[Buddha-l] Which Buddhists believe in rebirth?

Jamie Hubbard jhubbard at smith.edu
Mon Jan 16 07:18:49 MST 2012


Hello-- a class recently began discussing rebirth in the context of
"secular Buddhism," and we read some of the contemporary Western flames on
the topic--Batchelor, Alan Wallace's response, the Thurman and Bhikkhu
Bodhi articles, etc. In that context, I said that the Japanese also don't
really believe in rebirth. Certainly the "spirits" (tamashii 魂, reikon 霊魂,
etc.) that they are concerned with after death are neither permanent nor
independent in the way of a soul or atman. Still, except in some
sophisticated thinkers, it is quite clear that in contemporary Japan there
is no functional or operational notion of rebirth-- you die, and your
spirit hangs out in the spirit world.
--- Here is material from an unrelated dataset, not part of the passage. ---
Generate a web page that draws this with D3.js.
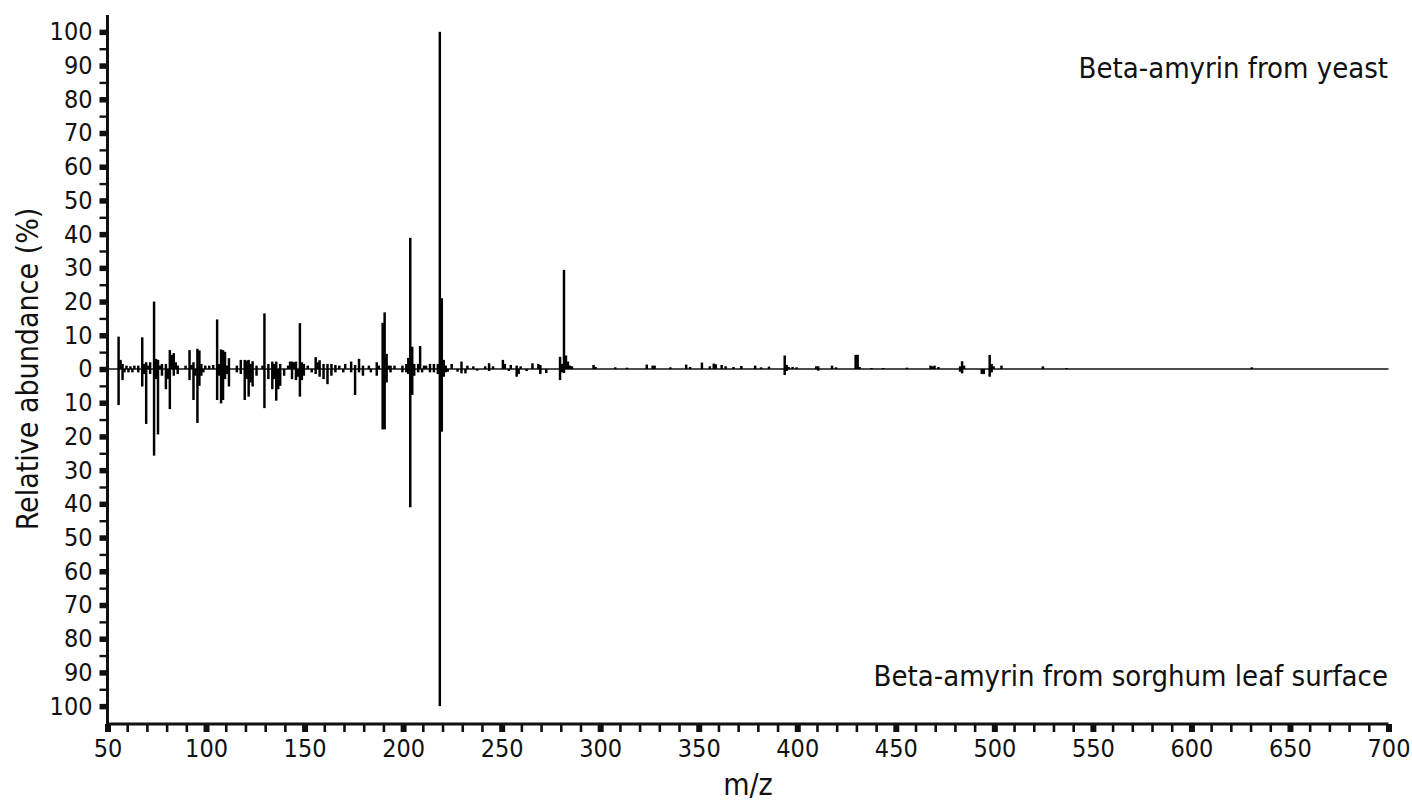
<!DOCTYPE html>
<html>
<head>
<meta charset="utf-8">
<script src="https://cdn.jsdelivr.net/npm/d3@7"></script>
<style>
  body { margin: 0; background: #fff; }
  svg text { font-family: "Liberation Sans Narrow", "DejaVu Sans Condensed", sans-serif; fill: #111; }
</style>
</head>
<body>
<div class="chart"></div>
<script>
// yeast spectrum (drawn upward)
var yeastMz = [55,56,57,59,61,63,65,67,68,69,70,71,73,74,75,76,77,79,81,82,83,84,85,89,91,92,93,95,96,97,99,101,103,
  105,106,107,108,109,110,111,115,117,119,120,121,122,123,125,128,129,131,133,134,135,137,141,142,143,144,145,147,148,149,
  151,155,156,157,159,161,163,165,167,170,173,175,177,179,182,186,187,189,190,191,192,193,195,199,201,202,203,204,205,207,
  208,210,211,213,215,217,218,219,220,221,224,229,232,235,241,243,245,250,251,254,257,259,265,268,269,279,280,281,282,283,
  284,285,296,297,307,313,323,326,327,335,343,345,351,355,357,358,361,363,367,371,378,381,385,393,394,395,397,399,409,410,
  417,419,429,430,431,437,443,455,467,468,469,471,482,483,484,497,498,499,503,524,536,630];
var yeastAbund = [9.6,2.7,1.5,1,0.8,1,1,9.4,1.5,2,1,2,20,3,2.7,1,1.5,1.5,5.6,4.2,4.7,2,1,1,5.6,1.2,2,6,5.5,1.5,1,1,1.2,
  14.7,1.5,5.8,5.6,5.1,1,3.2,1,2.7,2.7,2.5,2.7,1.5,2.3,1,1,16.5,1.5,2.2,1.5,2.2,1.5,1,2.2,2.2,2,2.2,13.6,2,1.5,
  1,3.5,2,2.6,1.5,1.5,1.5,1.2,1,1.5,2.2,1.2,3,1,1,2,1,13.7,16.8,4.5,1,1,1,1,1.5,3.3,38.9,6.6,1.5,1.5,
  6.8,1,1,1.5,1.5,1.5,100,21,2.7,1,1.5,2.2,1,0.8,0.8,1.7,0.8,2.7,1.5,1.2,1,0.8,1.7,1.5,1.2,3.6,1.5,29.4,4,2.2,
  1,0.8,1.2,0.6,0.5,0.4,1.3,1,1,0.5,1.3,0.6,1.9,0.8,1.6,1.4,1.2,0.8,0.6,0.9,1,0.5,0.7,4,1.2,0.6,0.6,0.5,0.8,0.8,
  1,0.5,4.2,4.2,0.6,0.3,0.3,0.4,1,0.8,1,0.6,0.8,2.3,1,4.2,1.5,0.8,1,0.8,0.3,0.5];

// sorghum leaf surface spectrum (drawn downward)
var sorghumMz = [55,57,58,60,62,65,67,68,69,71,73,74,75,77,79,80,81,83,85,91,93,94,95,96,97,98,105,106,107,108,109,110,111,
  115,117,119,120,121,122,123,125,129,131,133,134,135,136,137,139,143,145,146,147,148,149,153,155,157,159,161,163,165,169,
  173,175,177,179,183,186,189,190,191,193,199,201,202,203,204,205,207,209,213,215,217,218,219,220,221,222,227,229,231,237,
  243,253,257,258,262,269,272,279,280,281,393,394,410,482,483,493,494,497,498];
var sorghumAbund = [10.7,3.3,1,1,1,1,5.2,1.5,16.3,1.5,25.7,3,19.4,2,6,3,11.9,2,1.5,3.3,9.2,2,16,5,2,1,9.2,2,10.2,9.2,3,1.5,5.2,
  1,1.5,9.2,3,8.2,4,5.2,2,11.6,3,6,3,9.4,6,5,2,3,3.3,2.3,8.2,3.3,2,1,1.5,2.3,3,4.5,2,1,1,
  1,7.7,1,2,1,2,17.9,17.9,4,1,1,1,1.5,41,7.7,2,1,1,1,1,1.5,100,18.6,2.3,1,0.8,0.8,1.3,1.3,0.5,
  0.6,0.6,2.3,1.5,0.6,1.5,1.2,3.3,1,1.2,1.8,0.6,0.5,0.8,1.3,1.5,1.5,2.3,1];

var xMajor = d3.range(50, 701, 50);
var xMinor = d3.range(50, 701, 10).filter(function(d) { return d % 50 !== 0; });
var yMajor = d3.range(-100, 101, 10);
var yMinor = d3.range(-95, 100, 10);

var width = 1412, height = 802;

var svg = d3.select(".chart").append("svg")
    .attr("width", width)
    .attr("height", height);

var x = d3.scaleLinear().domain([50, 700]).range([107.5, 1388.5]);
var y = d3.scaleLinear().domain([-105.3, 105]).range([724, 15]);

function styleAxis(g, w) {
  g.select(".domain").remove();
  g.selectAll(".tick line").attr("stroke", "#111").attr("stroke-width", w);
  g.selectAll(".tick text").style("font-size", "25px");
}

// minor ticks
svg.append("g")
    .attr("transform", "translate(0," + 724 + ")")
    .call(d3.axisBottom(x).tickValues(xMinor).tickSize(8).tickFormat(""))
    .call(styleAxis, 2.6);
svg.append("g")
    .attr("transform", "translate(" + 107.5 + ",0)")
    .call(d3.axisLeft(y).tickValues(yMinor).tickSize(8).tickFormat(""))
    .call(styleAxis, 2.4);

// major ticks with labels
svg.append("g")
    .attr("transform", "translate(0," + 724 + ")")
    .call(d3.axisBottom(x).tickValues(xMajor).tickSize(8).tickPadding(7))
    .call(styleAxis, 6);
svg.append("g")
    .attr("transform", "translate(" + 107.5 + ",0)")
    .call(d3.axisLeft(y).tickValues(yMajor).tickSize(8).tickPadding(7)
      .tickFormat(function(d) { return Math.abs(d); }))
    .call(styleAxis, 5.5);

// zero line
svg.append("line")
    .attr("x1", x(50)).attr("x2", x(700))
    .attr("y1", y(0)).attr("y2", y(0))
    .attr("stroke", "#111").attr("stroke-width", 1.3);

// bars
var bw = x(51) - x(50) + 0.5;
svg.append("g").selectAll("rect")
    .data(d3.zip(yeastMz, yeastAbund))
    .enter().append("rect")
    .attr("x", function(d) { return x(d[0]); })
    .attr("width", bw)
    .attr("y", function(d) { return y(d[1]); })
    .attr("height", function(d) { return y(0) - y(d[1]); })
    .attr("fill", "#000");

svg.append("g").selectAll("rect")
    .data(d3.zip(sorghumMz, sorghumAbund))
    .enter().append("rect")
    .attr("x", function(d) { return x(d[0]); })
    .attr("width", bw)
    .attr("y", y(0))
    .attr("height", function(d) { return y(-d[1]) - y(0); })
    .attr("fill", "#000");

// axis lines
svg.append("line")
    .attr("x1", 107.5).attr("x2", 107.5)
    .attr("y1", y(105)).attr("y2", 725.5)
    .attr("stroke", "#111").attr("stroke-width", 3);
svg.append("line")
    .attr("x1", 106).attr("x2", x(700))
    .attr("y1", 724).attr("y2", 724)
    .attr("stroke", "#111").attr("stroke-width", 3);

// labels
svg.append("text")
    .attr("x", 1388).attr("y", 78)
    .attr("text-anchor", "end")
    .style("font-size", "29px")
    .text("Beta-amyrin from yeast");
svg.append("text")
    .attr("x", 1388).attr("y", 686)
    .attr("text-anchor", "end")
    .style("font-size", "29px")
    .text("Beta-amyrin from sorghum leaf surface");
svg.append("text")
    .attr("x", x(375)).attr("y", 795)
    .attr("text-anchor", "middle")
    .style("font-size", "30px")
    .text("m/z");
svg.append("text")
    .attr("transform", "translate(38," + y(0) + ") rotate(-90)")
    .attr("text-anchor", "middle")
    .style("font-size", "30px")
    .text("Relative abundance (%)");
</script>
</body>
</html>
Hmmmm-- I wonder if the Japanese
*ever* really believed in rebirth the way, say, the Tibetans do? In spite
of, for example, lots of rhetoric (a la the stuff LaFleur wrote about in
Karma of Words--"In and Out of the Rokudo"), I wonder if the average Heian
woman believed that her dead mother was now re-born in one of the
destinations somewhere? My sense is that they always retained their belief
in the continued presence of the dead in the spirit world. Am I wrong?

In big broad terms, what do folks know about other areas/cultures? Who
really *demonstrates* (whatever that might mean, and I am curious about
that as well in terms of practice/ritual) a belief in rebirth?